A more considered approach to regulation changes would be preferable, he added: “At a minimum we urgently need some clarification about which, if any, regulations will be retained or replaced with domestic equivalents so that businesses can plan effectively.”

Alan Price, CEO at BrightHR, said the changes are expected to affect almost every area of business and society, yet many of the current laws could remain the same.

In some cases, laws in the UK introduced while the nation was part of the EU went further than EU requirements.

Price pointed out: “For example, the EU mandates all workers to get at least four weeks’ paid annual leave, but the UK requires employers to provide at least 5.6 weeks’ paid annual leave.

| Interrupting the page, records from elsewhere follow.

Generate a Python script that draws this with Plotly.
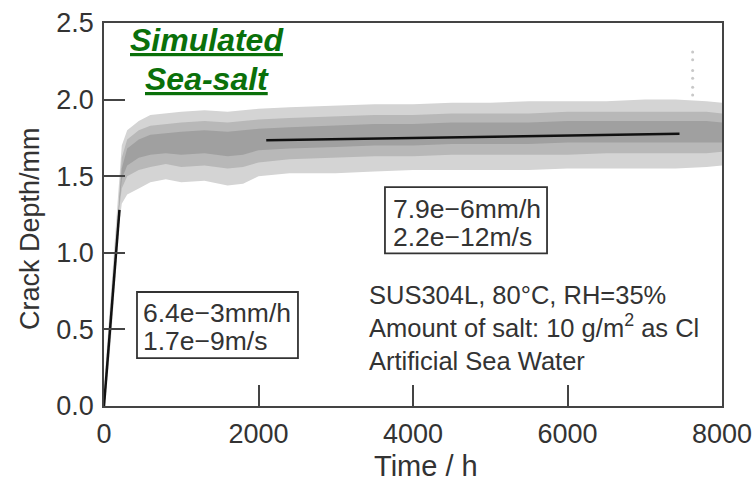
import plotly.graph_objects as go

# ---- data ----
# envelope of the measured crack-depth scatter cloud (time in h, depth in mm)
t_env = [0, 50, 100, 150, 200, 230, 300, 450, 600, 800, 1000, 1300, 1600, 1800, 2000,
         2400, 3000, 3500, 4000, 4500, 5000, 5500, 6000, 6500, 7000, 7400, 7800, 8000]
outer_hi = [0.12, 0.45, 0.78, 1.12, 1.50, 1.70, 1.80, 1.86, 1.90, 1.91, 1.92, 1.93, 1.92, 1.93, 1.94,
            1.95, 1.96, 1.97, 1.97, 1.98, 1.98, 1.99, 1.99, 1.99, 2.00, 2.00, 1.99, 1.98]
outer_lo = [0.00, 0.20, 0.50, 0.85, 1.20, 1.32, 1.38, 1.42, 1.46, 1.48, 1.46, 1.47, 1.44, 1.45, 1.50,
            1.52, 1.52, 1.53, 1.54, 1.54, 1.54, 1.54, 1.55, 1.55, 1.55, 1.55, 1.56, 1.57]
mid_hi = [0.07, 0.38, 0.70, 1.02, 1.40, 1.62, 1.74, 1.80, 1.83, 1.84, 1.85, 1.86, 1.85, 1.86, 1.87,
          1.88, 1.89, 1.90, 1.90, 1.91, 1.91, 1.91, 1.92, 1.92, 1.92, 1.92, 1.92, 1.91]
mid_lo = [0.00, 0.28, 0.58, 0.92, 1.30, 1.42, 1.50, 1.54, 1.56, 1.58, 1.56, 1.57, 1.55, 1.56, 1.59,
          1.61, 1.62, 1.63, 1.63, 1.64, 1.64, 1.64, 1.64, 1.65, 1.65, 1.65, 1.65, 1.66]
core_hi = [0.04, 0.35, 0.66, 0.98, 1.36, 1.55, 1.68, 1.74, 1.77, 1.78, 1.79, 1.80, 1.79, 1.80, 1.81,
           1.82, 1.83, 1.84, 1.84, 1.85, 1.85, 1.85, 1.86, 1.86, 1.86, 1.86, 1.86, 1.85]
core_lo = [0.00, 0.31, 0.62, 0.95, 1.33, 1.48, 1.57, 1.62, 1.64, 1.65, 1.64, 1.65, 1.63, 1.64, 1.67,
           1.68, 1.69, 1.70, 1.70, 1.71, 1.71, 1.71, 1.72, 1.72, 1.72, 1.72, 1.72, 1.72]

# isolated high readings near the end of the test
outlier_t = [7620, 7620, 7620, 7620, 7620, 7620]
outlier_v = [2.03, 2.08, 2.14, 2.19, 2.26, 2.31]

# fitted growth-rate lines
fit1_t = [0, 200]
fit1_v = [0.0, 1.28]
fit2_t = [2100, 7450]
fit2_v = [1.735, 1.777]

x_ticks = [0, 2000, 4000, 6000, 8000]
y_ticks = [0.0, 0.5, 1.0, 1.5, 2.0, 2.5]

rate1_lines = ["6.4e\u22123mm/h", "1.7e\u22129m/s"]
rate2_lines = ["7.9e\u22126mm/h", "2.2e\u221212m/s"]
title_lines = ["Simulated", "Sea-salt"]
cond_text = ("SUS304L, 80\u00b0C, RH=35%<br>Amount of salt: 10 g/m<sup>2</sup> as Cl"
             "<br>Artificial Sea Water")

FONT = "Liberation Sans, Arial, sans-serif"
AX = "#444444"
TXT = "#333333"

fig = go.Figure()

def band(lo, hi, color):
    fig.add_trace(go.Scatter(x=t_env, y=lo, mode="lines", line=dict(width=0),
                             hoverinfo="skip", showlegend=False))
    fig.add_trace(go.Scatter(x=t_env, y=hi, mode="lines", line=dict(width=0),
                             fill="tonexty", fillcolor=color, hoverinfo="skip", showlegend=False))

band(outer_lo, outer_hi, "#d4d4d4")
band(mid_lo, mid_hi, "#b8b8b8")
band(core_lo, core_hi, "#a0a0a0")

fig.add_trace(go.Scatter(x=outlier_t, y=outlier_v, mode="markers",
                         marker=dict(size=3, color="#c8c8c8"), showlegend=False))
fig.add_trace(go.Scatter(x=fit1_t, y=fit1_v, mode="lines",
                         line=dict(color="#111111", width=2.5), showlegend=False))
fig.add_trace(go.Scatter(x=fit2_t, y=fit2_v, mode="lines",
                         line=dict(color="#111111", width=2.5), showlegend=False))

axis_common = dict(showline=True, linecolor=AX, linewidth=1.5, mirror=True,
                   ticks="inside", ticklen=21, tickwidth=1.5, tickcolor=AX,
                   showgrid=False, zeroline=False, automargin=False,
                   tickfont=dict(family=FONT, size=27, color=TXT))

fig.update_layout(
    width=754, height=482,
    margin=dict(l=104, r=32, t=23, b=76),
    paper_bgcolor="white", plot_bgcolor="white",
    showlegend=False,
    font=dict(family=FONT, color=TXT),
    xaxis=dict(range=[0, 8000], tickvals=x_ticks, tickformat="d",
               ticklabelstandoff=3, **axis_common),
    yaxis=dict(range=[0, 2.5], tickvals=y_ticks, tickformat=".1f",
               ticklabelstandoff=3, **axis_common),
)

# axis titles
fig.add_annotation(x=0.521, y=-0.157, xref="paper", yref="paper", xanchor="center",
                   yanchor="middle", text="Time / h", showarrow=False,
                   font=dict(family=FONT, size=29, color=TXT))
fig.add_annotation(x=-0.1197, y=0.462, xref="paper", yref="paper", xanchor="center",
                   yanchor="middle", text="Crack Depth/mm", textangle=-90, showarrow=False,
                   font=dict(family=FONT, size=27, color=TXT))

# green heading
for txt, yv in zip(title_lines, [2.389, 2.134]):
    fig.add_annotation(x=1333, y=yv, xref="x", yref="y", xanchor="center", yanchor="middle",
                       text=txt, showarrow=False,
                       font=dict(family=FONT, size=32, color="#0a700a", weight="bold",
                                 style="italic", lineposition="under"))

# rate boxes
fig.add_shape(type="rect", x0=427, x1=2511, y0=0.313, y1=0.744, xref="x", yref="y",
              line=dict(color=TXT, width=1.8), fillcolor="rgba(0,0,0,0)")
fig.add_shape(type="rect", x0=3637, x1=5735, y0=0.996, y1=1.429, xref="x", yref="y",
              line=dict(color=TXT, width=1.8), fillcolor="rgba(0,0,0,0)")

for txt, yv in zip(rate1_lines, [0.610, 0.424]):
    fig.add_annotation(x=492, y=yv, xref="x", yref="y", xanchor="left", yanchor="middle",
                       text=txt, showarrow=False, borderpad=0,
                       font=dict(family=FONT, size=26.5, color=TXT))
for txt, yv in zip(rate2_lines, [1.289, 1.103]):
    fig.add_annotation(x=3728, y=yv, xref="x", yref="y", xanchor="left", yanchor="middle",
                       text=txt, showarrow=False, borderpad=0,
                       font=dict(family=FONT, size=26.5, color=TXT))

# test conditions
fig.add_annotation(x=3418, y=0.509, xref="x", yref="y", xanchor="left", yanchor="middle",
                   text=cond_text, showarrow=False, align="left", borderpad=0,
                   font=dict(family=FONT, size=25.5, color=TXT))

fig.write_html("out.html", config={"displayModeBar": False},
               post_script="document.body.style.margin='0px';document.body.style.padding='0px';")
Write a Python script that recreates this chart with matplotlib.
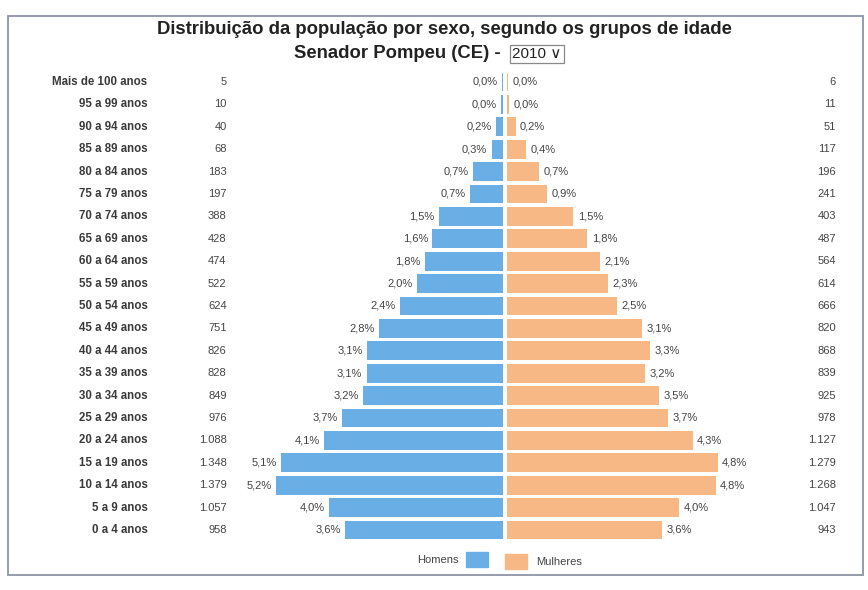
import numpy as np
import matplotlib
matplotlib.use("Agg")
import matplotlib.pyplot as plt
from matplotlib.patches import Patch, Rectangle
import matplotlib.transforms as mtransforms

plt.rcParams['font.family'] = ['Liberation Sans', 'DejaVu Sans']

# age groups, top to bottom
ages = ["Mais de 100 anos", "95 a 99 anos", "90 a 94 anos", "85 a 89 anos",
        "80 a 84 anos", "75 a 79 anos", "70 a 74 anos", "65 a 69 anos",
        "60 a 64 anos", "55 a 59 anos", "50 a 54 anos", "45 a 49 anos",
        "40 a 44 anos", "35 a 39 anos", "30 a 34 anos", "25 a 29 anos",
        "20 a 24 anos", "15 a 19 anos", "10 a 14 anos", "5 a 9 anos",
        "0 a 4 anos"]
homens = [5, 10, 40, 68, 183, 197, 388, 428, 474, 522, 624, 751, 826, 828,
          849, 976, 1088, 1348, 1379, 1057, 958]
mulheres = [6, 11, 51, 117, 196, 241, 403, 487, 564, 614, 666, 820, 868, 839,
            925, 978, 1127, 1279, 1268, 1047, 943]
pct_h = [0.0, 0.0, 0.2, 0.3, 0.7, 0.7, 1.5, 1.6, 1.8, 2.0, 2.4, 2.8, 3.1, 3.1,
         3.2, 3.7, 4.1, 5.1, 5.2, 4.0, 3.6]
pct_m = [0.0, 0.0, 0.2, 0.4, 0.7, 0.9, 1.5, 1.8, 2.1, 2.3, 2.5, 3.1, 3.3, 3.2,
         3.5, 3.7, 4.3, 4.8, 4.8, 4.0, 3.6]

blue = "#6aaee6"
orange = "#f8b886"
txt = "#444444"
fs = 8


def fmt_pct(v):
    return f"{v:.1f}".replace(".", ",") + "%"


def fmt_int(v):
    return f"{v:,}".replace(",", ".")


n = len(ages)
y = np.arange(n)[::-1]          # top group at highest y
# bar lengths from counts (share of total population)
total = sum(homens) + sum(mulheres)
len_h = np.array(homens) / total * 100
len_m = np.array(mulheres) / total * 100

fig = plt.figure(figsize=(8.68, 5.90), dpi=100)
ax = fig.add_axes([0, 0, 1, 1])
ax.set_xlim(-505 / 43.5, (868 - 505) / 43.5)
ax.set_ylim((530 - 590) / 22.4, 530 / 22.4)
ax.axis("off")

gap = 0.05
ax.barh(y, -len_h, left=-gap, height=0.84, color=blue)
ax.barh(y, len_m, left=gap, height=0.84, color=orange)

tr = mtransforms.blended_transform_factory(ax.transAxes, ax.transData)
for i in range(n):
    ax.text(0.170, y[i], ages[i], transform=tr, ha="right", va="center",
            fontsize=8.3, fontweight="bold", color="#3a3a3a")
    ax.text(0.261, y[i], fmt_int(homens[i]), transform=tr, ha="right",
            va="center", fontsize=fs, color=txt)
    ax.text(0.963, y[i], fmt_int(mulheres[i]), transform=tr, ha="right",
            va="center", fontsize=fs, color=txt)
    ax.text(-len_h[i] - gap - 0.1, y[i], fmt_pct(pct_h[i]), ha="right",
            va="center", fontsize=fs, color=txt)
    ax.text(len_m[i] + gap + 0.1, y[i], fmt_pct(pct_m[i]), ha="left",
            va="center", fontsize=fs, color=txt)

# title
fig.text(0.512, 1 - 30 / 590, "Distribuição da população por sexo, segundo os grupos de idade",
         ha="center", va="center", fontsize=13.3, fontweight="bold", color="#222222")
fig.text(0.583, 1 - 53 / 590, "Senador Pompeu (CE) - ", ha="right", va="center",
         fontsize=13.3, fontweight="bold", color="#222222")
fig.text(0.590, 1 - 54 / 590, "2010 \u2228", ha="left", va="center",
         fontsize=11, color="#222222",
         bbox=dict(boxstyle="square,pad=0.15", fc="white", ec="#888888", lw=0.9))

# legend
l1 = ax.legend(handles=[Patch(color=blue)], labels=["Homens"], loc="center right",
               bbox_to_anchor=(488 / 868, 1 - 559 / 590), bbox_transform=fig.transFigure,
               frameon=False, markerfirst=False, fontsize=fs, handlelength=2.0,
               handleheight=1.7, handletextpad=0.6, labelcolor=txt,
               borderpad=0, borderaxespad=0)
ax.add_artist(l1)
ax.legend(handles=[Patch(color=orange)], labels=["Mulheres"], loc="center left",
          bbox_to_anchor=(505 / 868, 1 - 561 / 590), bbox_transform=fig.transFigure,
          frameon=False, fontsize=fs, handlelength=2.0, handleheight=1.7,
          handletextpad=0.8, labelcolor=txt, borderpad=0, borderaxespad=0)

# outer frame of the chart panel
fig.add_artist(Rectangle((0.009, 1 - 575 / 590), 0.985, (575 - 16) / 590,
                         transform=fig.transFigure, fill=False,
                         ec="#8e94a6", lw=1.3))

fig.savefig("out.png", dpi=100, facecolor="white")
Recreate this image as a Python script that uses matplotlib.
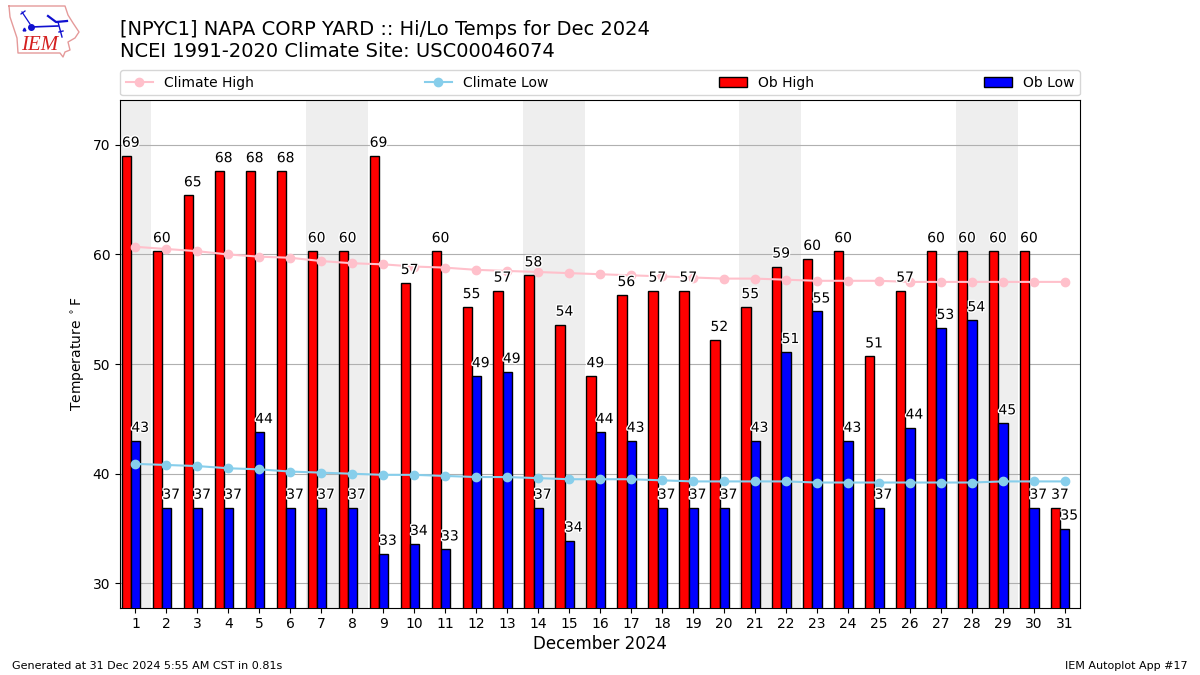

However, this could now change.

He said: “The key difference now is that the UK will have flexibility to set entitlements as it wishes, so could, theoretically, set a new minimum entitlement to two weeks’ paid annual leave, lower than the EU’s threshold.”

Caspar Gly, King’s Counsel and barrister trial in employment and sports law at Cloisters, said the bill aims to reform, in less than a year, more employment law than the UK has in the last 50 years.

In a Twitter thread he wrote: “No one knows what will be retained by deliberate regulation and what will go on the bonfire. However, the European Trade and Cooperation Agreement provides that if changes to UK employment law have a material effect on trade or investment then following defined procedures, measures can be taken by the EU to rebalance their effect (tariffs, etc).”

Richard Arthur, head of trade union law at Thompsons Solicitors, called the bill “the biggest, and most catastrophic, demolition of workplace rights in generations,” stating that it will make 2024: “Year Zero for workers’ rights.”

Arthur expects the bill to face fierce opposition as it heads through parliament.

Speaking to HR magazine, he said: “Many employers are likely to want to keep many EU-derived protections, such as in relation to TUPE. And no doubt the EU will be keeping a close eye from the perspective of the UK’s obligations under the UK-EU Trade and Cooperation Agreement.

“We can’t say at this stage whether other reforms will be put in place to protect things like holiday pay.”